Peles Empire, 1980, 1982
Romania / Germany
Exhibition at the Salute Cinema features the artwork
Eyes Wide Shut (2021)
supported by IFA
The name of the artists duo Peles Empire derives from the 19th Century Peles Castle, located in the foothills of Romania’s Carpathian Mountains. Peles is a castle of historicism as each room is a copy of a different architectural style. That these rooms were built by skilled local craftsmen with little knowledge of the original style or techniques, produced a very specific form of mistranslation, representing a pre-industrial simulacra, which appears to anticipate postmodernism nearly one hundred and twenty years before it started. The same act of copying or translation that birthed the Peles Castle carries over to the artists’ own approach to studio production. What is realized in three-dimensions for one exhibition, becomes the two-dimensional source material for the next period of production. The process becomes, temporarily, the work. The act of copying is more important than the copy itself. The installation at Salute Cinema will be the continuation of this process. It incorporates different particularities ranging from (local) architecture, moments in history, the Peles castle, to the anatomy of the eye. It strings together these elements by combining them with a photograph of the cinema ceiling in the form of a wallpaper. Furthermore, handmade and industrially-made 3D objects copying ceramics based on the shape of anatomical eyes and amphitheatres (the first form of theatres and the predecessors of cinemas) are presented within the space.
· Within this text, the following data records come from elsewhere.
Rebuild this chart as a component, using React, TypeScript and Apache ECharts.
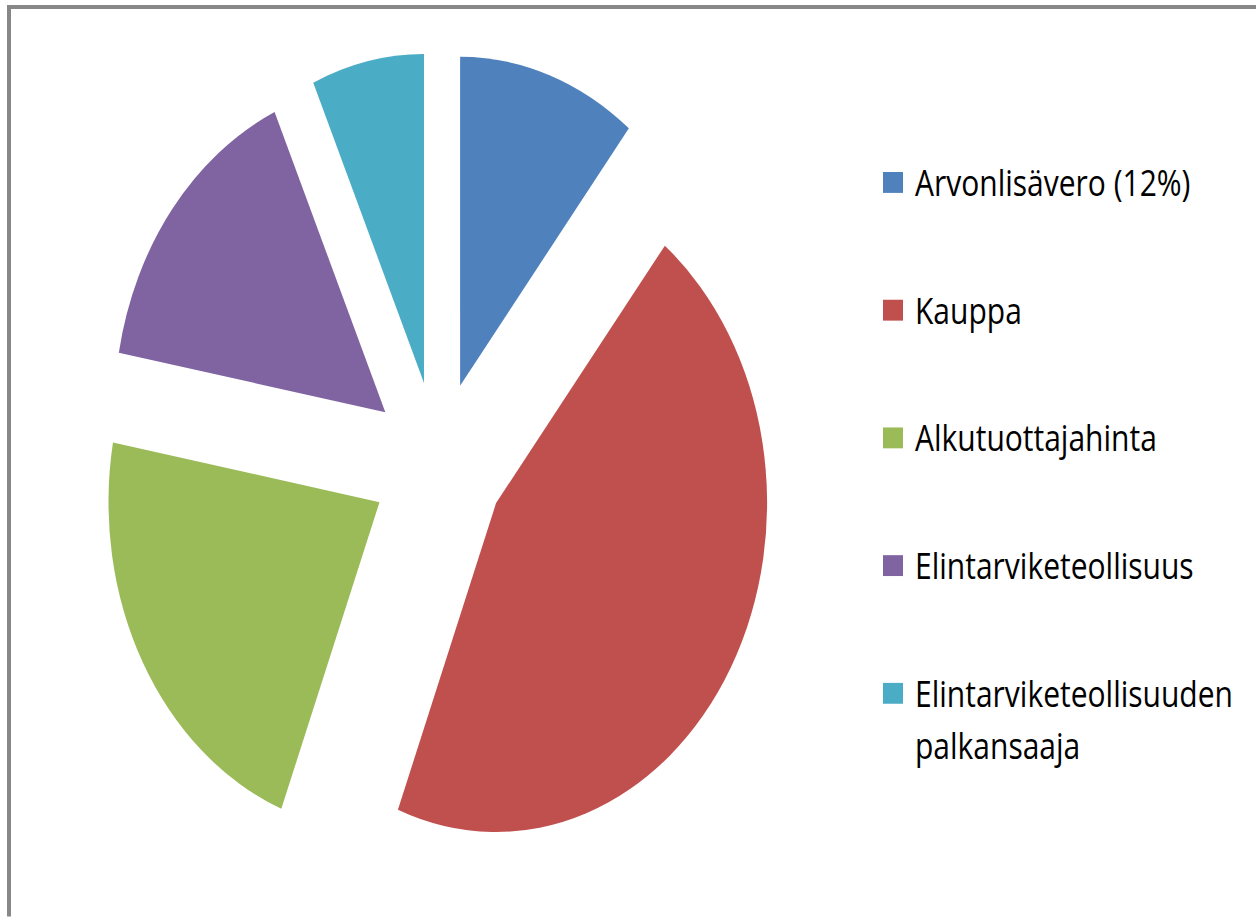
import React, { useEffect, useRef } from "react";
import * as echarts from "echarts";

// Data (share of consumer price, %)
const categories = [
  "Arvonlisävero (12%)",
  "Kauppa",
  "Alkutuottajahinta",
  "Elintarviketeollisuus",
  "Elintarviketeollisuuden palkansaaja",
];
const legendLines = [
  ["Arvonlisävero (12%)"],
  ["Kauppa"],
  ["Alkutuottajahinta"],
  ["Elintarviketeollisuus"],
  ["Elintarviketeollisuuden", "palkansaaja"],
];
const shares = [10.7, 45.2, 22.0, 15.4, 6.7];
const colors = ["#4F81BD", "#C0504D", "#9BBB59", "#8064A2", "#4BACC6"];

const W = 1256;
const H = 917;
const SY = 1.214; // the original is stretched vertically
const IH = H / SY;
const FONT = "'Open Sans', 'Liberation Sans', sans-serif";

export default function App() {
  const ref = useRef<HTMLDivElement>(null);

  useEffect(() => {
    document.documentElement.style.overflow = "hidden";
    const chart = echarts.init(ref.current!, undefined, { renderer: "svg" });

    const legendTop = 149.6;
    const legendStep = 105.2;
    const lineH = 43;
    const graphics: any[] = [
      {
        type: "rect",
        shape: { x: 7, y: 4.1, width: W - 7, height: 3.3 },
        style: { fill: "#878787" },
        silent: true,
      },
      {
        type: "rect",
        shape: { x: 7, y: 4.1, width: 4, height: IH },
        style: { fill: "#878787" },
        silent: true,
      },
    ];
    legendLines.forEach((lines, i) => {
      const cy = legendTop + i * legendStep;
      graphics.push({
        type: "rect",
        shape: { x: 883, y: cy - 8.6 + 0.7, width: 20, height: 17.2 },
        style: { fill: colors[i] },
        silent: true,
      });
      graphics.push({
        type: "text",
        x: 915,
        y: cy - lineH / 2,
        style: {
          text: lines.join("\n"),
          fill: "#000000",
          font: `30px ${FONT}`,
          fontFamily: FONT,
          fontSize: 30,
          lineHeight: lineH,
          verticalAlign: "top",
          align: "left",
        },
        silent: true,
      });
    });

    chart.setOption({
      animation: false,
      backgroundColor: "#ffffff",
      graphic: graphics,
      series: [
        {
          type: "pie",
          center: [438, 381],
          radius: 271,
          startAngle: 90,
          clockwise: true,
          selectedMode: "multiple",
          selectedOffset: 67,
          silent: true,
          label: { show: false },
          labelLine: { show: false },
          emphasis: { disabled: true },
          itemStyle: { borderWidth: 0 },
          data: categories.map((c, i) => ({
            name: c,
            value: shares[i],
            selected: true,
            itemStyle: { color: colors[i] },
          })),
        },
      ],
    });
    return () => chart.dispose();
  }, []);

  return (
    <div
      ref={ref}
      style={{
        position: "absolute",
        left: 0,
        top: 0,
        width: W,
        height: IH,
        transform: `scaleY(${SY})`,
        transformOrigin: "0 0",
        background: "#ffffff",
      }}
    />
  );
}
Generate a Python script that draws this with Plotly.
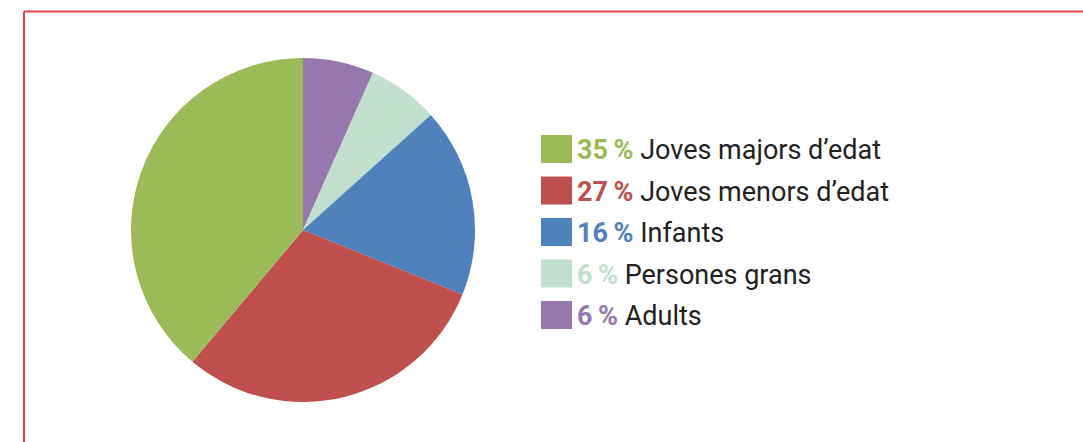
import plotly.graph_objects as go

# Data
categories = ["Joves majors d’edat", "Joves menors d’edat", "Infants", "Persones grans", "Adults"]
percents = [35, 27, 16, 6, 6]
colors = ["#9bbb59", "#c0504d", "#4f81bd", "#c2e0cd", "#9678ae"]

W, H = 1083, 442

def px_x(x):
    return x / W

def px_y(y):
    return 1 - y / H

# Slices run clockwise from 12 o'clock, smallest group first
fig = go.Figure(
    go.Pie(
        labels=categories[::-1],
        values=percents[::-1],
        marker=dict(colors=colors[::-1], line=dict(width=0)),
        sort=False,
        direction="clockwise",
        rotation=0,
        textinfo="none",
        hoverinfo="label+value",
        domain=dict(x=[px_x(131), px_x(475)], y=[px_y(402), px_y(58)]),
        showlegend=False,
    )
)

shapes = []
annotations = []

# Frame lines
frame_color = "#e8404f"
shapes.append(dict(type="line", xref="paper", yref="paper",
                   x0=px_x(24), x1=1, y0=px_y(11.5), y1=px_y(11.5),
                   line=dict(color=frame_color, width=2)))
shapes.append(dict(type="line", xref="paper", yref="paper",
                   x0=px_x(24), x1=px_x(24), y0=px_y(11.5), y1=0,
                   line=dict(color=frame_color, width=2)))

# Custom legend: swatch + coloured bold percentage + label
row0, step = 149, 41.5
for i, (cat, pct, col) in enumerate(zip(categories, percents, colors)):
    cy = row0 + i * step
    shapes.append(dict(type="rect", xref="paper", yref="paper",
                       x0=px_x(541), x1=px_x(572),
                       y0=px_y(cy + 14), y1=px_y(cy - 14),
                       fillcolor=col, line=dict(width=0)))
    annotations.append(dict(
        xref="paper", yref="paper", x=px_x(575), y=px_y(cy + 1),
        xanchor="left", yanchor="middle", showarrow=False,
        text=f"<b><span style='color:{col}'>{pct}\u2009%</span></b> {cat}",
        font=dict(family="Roboto", size=27, color="#222222"),
    ))

fig.update_layout(
    width=W, height=H,
    margin=dict(l=0, r=0, t=0, b=0),
    paper_bgcolor="white",
    plot_bgcolor="white",
    shapes=shapes,
    annotations=annotations,
)

fig.write_html("out.html")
Peles Empire is a collaborative artistic project consisting of two artists Katarina Stöver (b. 1980, Romania) and Barbara Wolff (b. 1982, Germany), whose work takes its consistent source and name from a single site: a lavish castle in Romania. Each of the castle’s hundreds of rooms boasts stylistic imitations from diverse historical times and places, and Peles Empires' work, which began by recreating this castle, has continuously generated unexpected changes through new collaborations and new combinations of media. Peles Empire currently works between London and Berlin. Peles Empire’s major solo exhibitions include Austria’s Kunsthaus Graz (2019), Germany’s Kunst Verein (2017), Wilhelm-Hack-Museum (2015), and Kunstmuseum Stuttgart (2013), as well as England’s Glasgow Sculpture Studio (2013), and Cell Project Space (2013). Major international group exhibitions include the National Museum of Contemporary Art, Scotland (2019), the Skulptur Projekte Münster in Germany (2017), the Sprengel Museum in Hanover, Germany (2017), the KW Institute in Germany (2015), and the UK’s ICA (2011) and Frieze Projects (2011).